Stephenson Cancer Center Physician Investigating Innovative Imaging Technique for Bone Marrow Transplants in National Clinical Trial

  • Category: News
  • Posted On:
Stephenson Cancer Center Physician Investigating Innovative Imaging  Technique for Bone Marrow Transplants in National Clinical Trial

With the lifesaving potential of a bone marrow transplant comes an anxious few weeks of waiting to see if the patient begins producing new cells. A hematology oncologist at OU Health Stephenson Cancer Center is the co-leader of a national clinical trial that could revolutionize the field with an imaging technique that provides an early look at a transplant’s likely success or failure.

The clinical trial represents more than 15 years of work by Jennifer Holter-Chakrabarty, M.D., a bone marrow transplant physician at Stephenson Cancer Center. Her research was launched in response to the tragic outcome of a patient with leukemia who received a bone marrow transplant. She cared for the patient until the point when laboratory and clinical diagnostic techniques available at the time were able to determine if the bone marrow had repopulated. The transplant failed and the patient eventually succumbed to an infection and died.

Holter-Chakrabarty was determined to find a way to see, soon after a transplant, whether the bone marrow is growing. “That was the state of the science at the time – we didn’t have the diagnostic capability of predicting if a transplant would be successful,” she said. “It was very upsetting to lose my patient because I couldn’t tell whether her cells where growing. I am hopeful that this clinical trial will let us know early on whether a transplant is working, so that we can take different steps to intervene if needed. Waiting four to six weeks is too long.”

Holter-Chakrabarty’s research trajectory began after reading a publication by scientists in the Netherlands who had used a new imaging agent called fluorothymidine (FLT) in positron emission tomography (PET) for solid tumors like breast and lung cancer. In that case, FLT imaging provided an excellent view of the bones but a poor look at the breasts and lungs. Holter-Chakrabarty realized that those researchers’ problem was her solution – an imaging agent that could light up the bones to reveal whether marrow was growing.

FLT’s potential is in how it differs from the current standard imaging agent, FDG (fluorodeoxyglucose). Because FDG is tied to glucose, when used for imaging, it recognizes any cell that is active, whether dividing or because of inflammation. However, the thymidine in FLT only distinguishes cells that that are dividing – the exact behavior of a bone marrow transplant that is working as intended.

Holter-Chakrabarty first tested FLT imaging in the laboratory, where it allowed her to see bone marrow repopulating in mice whose marrow had been irradiated. She then tested it in a small clinical trial in bone marrow transplant patients who were at low risk of failure because of the similarity of the donor’s marrow. Again, that trial demonstrated that FLT imaging could accurately predict early marrow growth, as well as the safety of FLT.

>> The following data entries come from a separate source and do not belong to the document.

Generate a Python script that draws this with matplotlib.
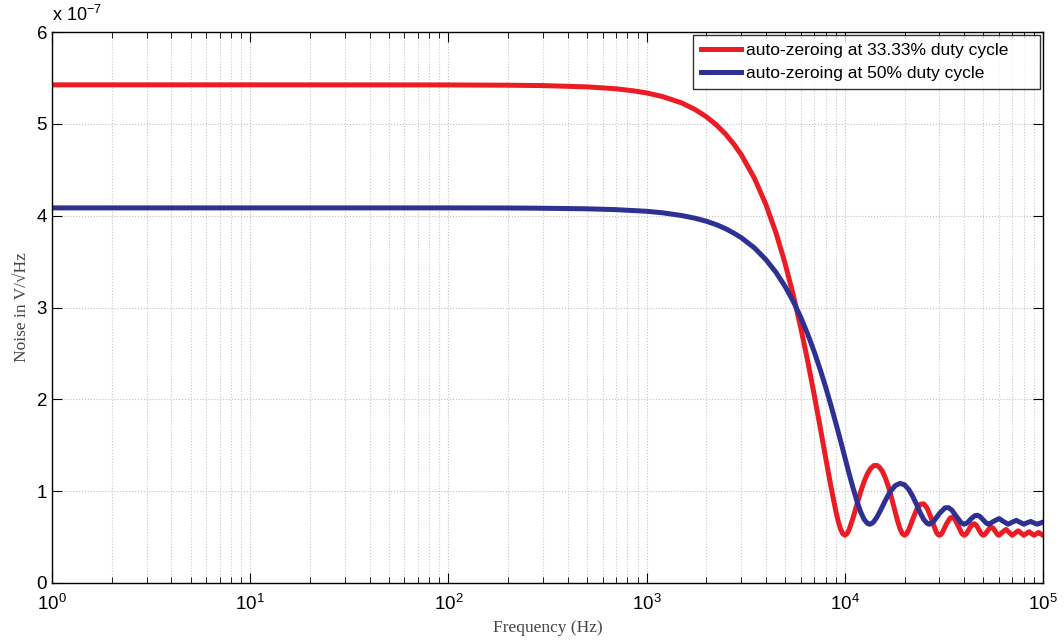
import numpy as np
import matplotlib
matplotlib.use('Agg')
import matplotlib.pyplot as plt
from matplotlib.ticker import LogLocator, FixedLocator

plt.rcParams['font.family'] = ['Liberation Sans', 'DejaVu Sans']
plt.rcParams['mathtext.fontset'] = 'custom'
plt.rcParams['mathtext.rm'] = 'Liberation Sans'
plt.rcParams['mathtext.it'] = 'Liberation Sans'

# noise values, in units of 1e-7 V/sqrt(Hz)
red_freq = [1, 10, 100, 200, 300, 500, 700, 850, 1000, 1200, 1500, 1750, 2000, 2250,
            2500, 2750, 3000, 3500, 4000, 4500, 5000, 5500, 6000, 6500, 7000, 7500,
            8000, 8500, 9000, 9250, 9500, 9750, 10000, 10250, 10500, 11000, 11500,
            12000, 12500, 13000, 13500, 14000, 14500, 15000, 15500, 16000, 16500,
            17000, 17500, 18000, 18500, 19000, 19500, 20000, 20500, 21000, 22000,
            23000, 24000, 25000, 26000, 27000, 28000, 29000, 29500, 30000, 30500,
            31000, 32500, 34000, 35000, 36000, 37500, 39000, 40000, 41000, 42500,
            44000, 45000, 46000, 47500, 49000, 50000, 51000, 52500, 54000, 55000,
            56000, 57500, 59000, 60000, 62500, 65000, 67500, 70000, 72500, 75000,
            77500, 80000, 82500, 85000, 87500, 90000, 92500, 95000, 97500, 100000]
red_noise = [5.425, 5.425, 5.424, 5.421, 5.417, 5.403, 5.382, 5.361, 5.337, 5.298,
             5.229, 5.158, 5.078, 4.988, 4.890, 4.781, 4.665, 4.407, 4.120, 3.809,
             3.477, 3.130, 2.774, 2.413, 2.054, 1.702, 1.366, 1.055, 0.786, 0.677,
             0.592, 0.538, 0.520, 0.536, 0.579, 0.709, 0.855, 0.989, 1.103, 1.190,
             1.248, 1.278, 1.281, 1.258, 1.212, 1.146, 1.064, 0.969, 0.867, 0.765,
             0.669, 0.590, 0.538, 0.520, 0.536, 0.578, 0.693, 0.797, 0.857, 0.862,
             0.816, 0.732, 0.633, 0.551, 0.528, 0.520, 0.527, 0.547, 0.640, 0.708,
             0.715, 0.690, 0.612, 0.537, 0.520, 0.535, 0.593, 0.639, 0.645, 0.630,
             0.579, 0.530, 0.520, 0.530, 0.569, 0.601, 0.606, 0.596, 0.561, 0.527,
             0.520, 0.555, 0.583, 0.550, 0.520, 0.546, 0.568, 0.543, 0.520, 0.540,
             0.558, 0.538, 0.520, 0.536, 0.550, 0.534, 0.520]

blue_freq = [1, 10, 100, 200, 300, 500, 700, 1000, 1200, 1500, 1750, 2000, 2250, 2500,
             2750, 3000, 3500, 4000, 4500, 5000, 5500, 6000, 6500, 7000, 7500, 8000,
             8500, 9000, 9500, 10000, 10500, 11000, 11500, 12000, 12500, 13000, 13333,
             13700, 14000, 14500, 15000, 15500, 16000, 16500, 17000, 18000, 19000,
             20000, 21000, 22000, 23000, 24000, 25000, 26000, 26667, 28000, 30000,
             32000, 33333, 34667, 36667, 38667, 40000, 41333, 43333, 45333, 46667,
             48000, 50000, 52000, 53333, 56667, 60000, 63333, 66667, 70000, 73333,
             76667, 80000, 83333, 86667, 90000, 93333, 96667, 100000]
blue_noise = [4.085, 4.085, 4.085, 4.084, 4.081, 4.075, 4.066, 4.048, 4.032, 4.002,
              3.973, 3.940, 3.902, 3.859, 3.811, 3.761, 3.649, 3.521, 3.381, 3.228,
              3.064, 2.890, 2.709, 2.521, 2.329, 2.134, 1.938, 1.744, 1.555, 1.370,
              1.194, 1.035, 0.895, 0.777, 0.694, 0.649, 0.640, 0.649, 0.668, 0.716,
              0.775, 0.836, 0.898, 0.951, 0.998, 1.062, 1.085, 1.069, 1.019, 0.944,
              0.855, 0.765, 0.692, 0.649, 0.640, 0.668, 0.757, 0.818, 0.821, 0.794,
              0.720, 0.655, 0.640, 0.653, 0.699, 0.734, 0.738, 0.725, 0.685, 0.648,
              0.640, 0.675, 0.701, 0.668, 0.640, 0.663, 0.682, 0.660, 0.640, 0.657,
              0.670, 0.654, 0.640, 0.652, 0.663]

labels = ['auto-zeroing at 33.33% duty cycle', 'auto-zeroing at 50% duty cycle']

fig = plt.figure(figsize=(10.64, 6.41), dpi=100)
ax = fig.add_axes([0.0489, 0.0905, 0.9314, 0.8595])

ax.plot(red_freq, red_noise, color='#ec1c24', lw=3.6, label=labels[0], solid_joinstyle='round')
ax.plot(blue_freq, blue_noise, color='#2e3192', lw=3.6, label=labels[1], solid_joinstyle='round')

ax.set_xscale('log')
ax.set_xlim(1, 1e5)
ax.set_ylim(0, 6)
ax.yaxis.set_major_locator(FixedLocator([0, 1, 2, 3, 4, 5, 6]))
ax.xaxis.set_major_locator(LogLocator(base=10, numticks=10))
ax.xaxis.set_minor_locator(LogLocator(base=10, subs=np.arange(2, 10), numticks=20))

ax.grid(True, which='major', axis='both', linestyle=':', color='#c0c0c0', lw=0.8)
ax.grid(True, which='minor', axis='x', linestyle=':', color='#c8c8c8', lw=0.8)

ax.tick_params(which='both', direction='in', top=True, right=True, labelsize=13.5, colors='black')
ax.tick_params(which='major', length=7)
ax.tick_params(which='minor', length=4)
ax.tick_params(axis='x', pad=8)
for s in ax.spines.values():
    s.set_linewidth(1.0)

ax.text(0.0, 1.012, r'x 10$^{-7}$', transform=ax.transAxes, fontsize=13, ha='left', va='bottom')

ax.set_xlabel('Frequency (Hz)', fontsize=12.5, family=['Liberation Serif', 'DejaVu Serif'], color='#444444', labelpad=4)
ax.set_ylabel('Noise in V/\u221aHz', fontsize=12.5, family=['Liberation Serif', 'DejaVu Serif'], color='#444444', labelpad=5)

leg = ax.legend(loc='upper left', bbox_to_anchor=(0.6468, 0.898, 0.350, 0.0966), mode='expand',
                fontsize=12.5, frameon=True, fancybox=False, edgecolor='black',
                handlelength=2.3, borderaxespad=0.0, labelspacing=0.45, handletextpad=0.3,
                borderpad=0.45)
leg.get_frame().set_linewidth(1.0)

fig.savefig('out.png', dpi=100)
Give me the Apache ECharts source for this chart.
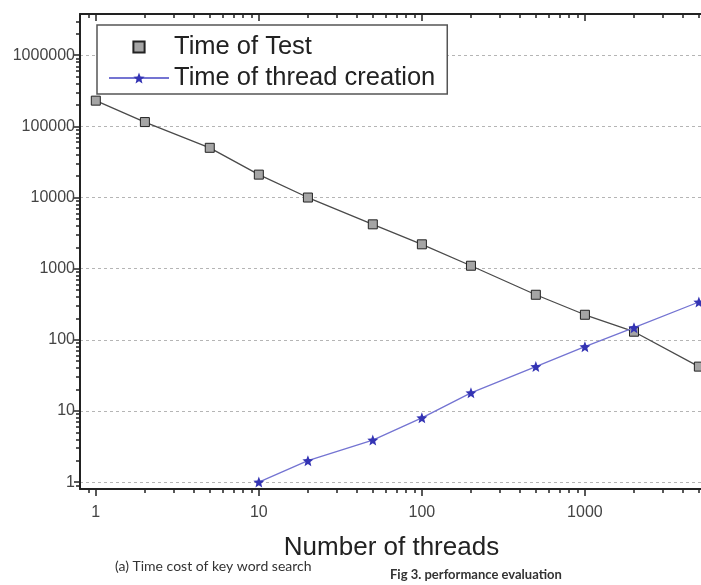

In the current trial, Holter-Chakrabarty is testing FLT imaging in patients whose type of bone marrow transplant puts them at a 10-12% chance of failure. In particular, the patients have undergone cord blood transplants, which use donated cells from a mother’s placenta, and haplo-identical transplants, which are matched by half, usually siblings or parents of the recipient. Patients will undergo imaging one day prior to transplant, at five to nine days after transplant, and again 28 days after. In another cohort, patients who are not producing new cells by day 24 will undergo a single FLT image to determine whether the transplant is delayed or has failed.

The trial also will allow Holter-Chakrabarty to study different biomarkers to learn more about why some transplant recipients are more at risk for failure than others.

“The more we know about the biology of the process, like understanding which proteins are in particular places and what types of modifications occur in the cells, the more we can be very direct and prescriptive about how we make changes to help the patient early on,” she said.

The clinical trial, funded by the National Institutes of Health, will enroll 50 patients at three centers: OU Health, Emory University and the University of Michigan. Holter-Chakrabarty’s colleagues at the two other sites lead the project with her. If successful, the trial will mark a major leap forward for bone marrow transplant physicians and the blood cancer patients they treat. Patients whose bone marrow transplants fail only have a 30% survival rate over three years. Moving closer to improving those odds is gratifying, Holter-Chakrabarty said.

“It has been very exciting to reach this point,” she said. “To be able to see bone marrow growing in a human while you’re doing the transplant is a first for our field. This trial is addressing the very problem I faced when I lost my patient all those years ago, and it will provide hope for our patients in the future.”